> **Records for this exercise**:

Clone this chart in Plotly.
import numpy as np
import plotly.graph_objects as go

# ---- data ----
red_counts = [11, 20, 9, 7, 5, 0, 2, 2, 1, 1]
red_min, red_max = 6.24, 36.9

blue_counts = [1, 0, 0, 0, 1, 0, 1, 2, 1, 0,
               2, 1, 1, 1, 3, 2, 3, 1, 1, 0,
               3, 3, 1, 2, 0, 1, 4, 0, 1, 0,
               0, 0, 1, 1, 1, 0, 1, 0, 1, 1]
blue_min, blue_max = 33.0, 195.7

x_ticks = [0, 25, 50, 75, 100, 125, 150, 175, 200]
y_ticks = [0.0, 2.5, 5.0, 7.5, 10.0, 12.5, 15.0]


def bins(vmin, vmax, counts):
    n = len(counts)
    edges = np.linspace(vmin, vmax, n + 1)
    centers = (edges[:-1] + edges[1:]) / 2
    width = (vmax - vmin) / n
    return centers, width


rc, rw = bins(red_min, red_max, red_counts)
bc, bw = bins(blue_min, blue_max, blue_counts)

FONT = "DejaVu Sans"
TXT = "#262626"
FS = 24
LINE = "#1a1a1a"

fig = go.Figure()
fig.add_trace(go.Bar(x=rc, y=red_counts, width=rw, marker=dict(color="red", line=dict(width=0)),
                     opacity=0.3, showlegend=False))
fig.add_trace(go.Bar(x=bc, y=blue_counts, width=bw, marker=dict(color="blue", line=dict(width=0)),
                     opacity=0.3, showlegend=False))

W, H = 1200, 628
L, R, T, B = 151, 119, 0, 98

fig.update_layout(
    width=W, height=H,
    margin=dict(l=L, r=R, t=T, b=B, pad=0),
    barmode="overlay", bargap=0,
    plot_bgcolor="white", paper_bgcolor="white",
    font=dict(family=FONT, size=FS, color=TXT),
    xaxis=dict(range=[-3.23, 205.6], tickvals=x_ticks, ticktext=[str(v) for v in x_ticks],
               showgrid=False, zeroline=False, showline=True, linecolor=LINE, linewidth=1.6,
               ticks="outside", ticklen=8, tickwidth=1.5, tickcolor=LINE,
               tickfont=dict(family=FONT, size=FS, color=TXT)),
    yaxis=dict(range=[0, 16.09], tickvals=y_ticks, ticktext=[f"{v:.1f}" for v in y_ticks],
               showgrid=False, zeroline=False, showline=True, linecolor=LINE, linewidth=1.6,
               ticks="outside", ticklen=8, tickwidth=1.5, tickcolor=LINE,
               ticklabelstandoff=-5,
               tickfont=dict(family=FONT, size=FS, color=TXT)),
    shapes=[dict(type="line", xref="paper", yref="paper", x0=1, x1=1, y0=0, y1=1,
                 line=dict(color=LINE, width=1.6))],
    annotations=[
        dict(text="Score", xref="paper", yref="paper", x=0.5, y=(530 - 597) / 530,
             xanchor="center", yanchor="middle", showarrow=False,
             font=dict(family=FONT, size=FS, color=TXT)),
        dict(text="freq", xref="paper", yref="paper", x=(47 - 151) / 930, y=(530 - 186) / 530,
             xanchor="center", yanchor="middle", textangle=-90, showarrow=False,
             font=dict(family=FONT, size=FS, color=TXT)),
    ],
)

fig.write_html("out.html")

--

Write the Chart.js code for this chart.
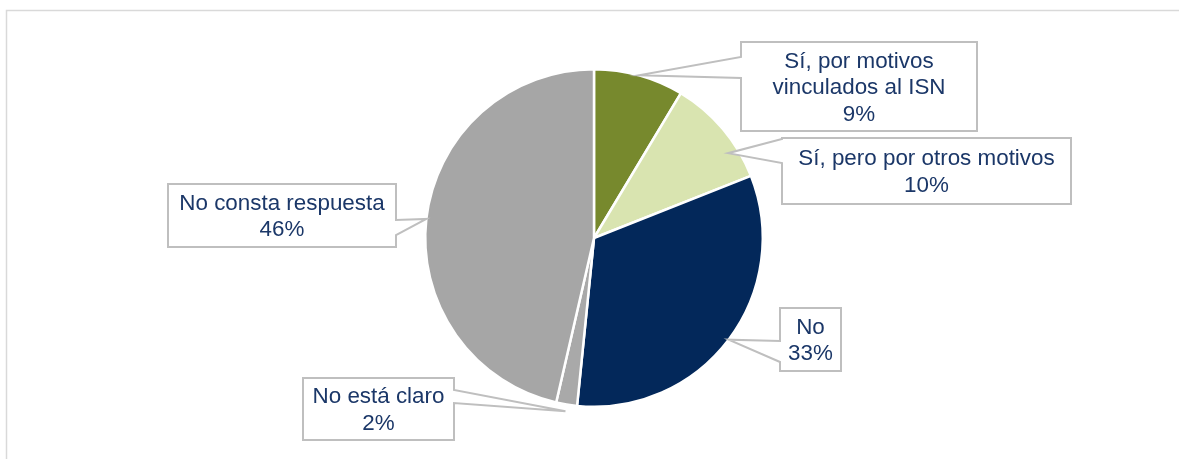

> **Set exercise**: Output exactly those lines that lie from the line with "Clone this chart in Plotly." through the line with "blue_min, blue_max = 33.0, 195.7", with both of those lines included.

> **Complete answer**:
Clone this chart in Plotly.
import numpy as np
import plotly.graph_objects as go

# ---- data ----
red_counts = [11, 20, 9, 7, 5, 0, 2, 2, 1, 1]
red_min, red_max = 6.24, 36.9

blue_counts = [1, 0, 0, 0, 1, 0, 1, 2, 1, 0,
               2, 1, 1, 1, 3, 2, 3, 1, 1, 0,
               3, 3, 1, 2, 0, 1, 4, 0, 1, 0,
               0, 0, 1, 1, 1, 0, 1, 0, 1, 1]
blue_min, blue_max = 33.0, 195.7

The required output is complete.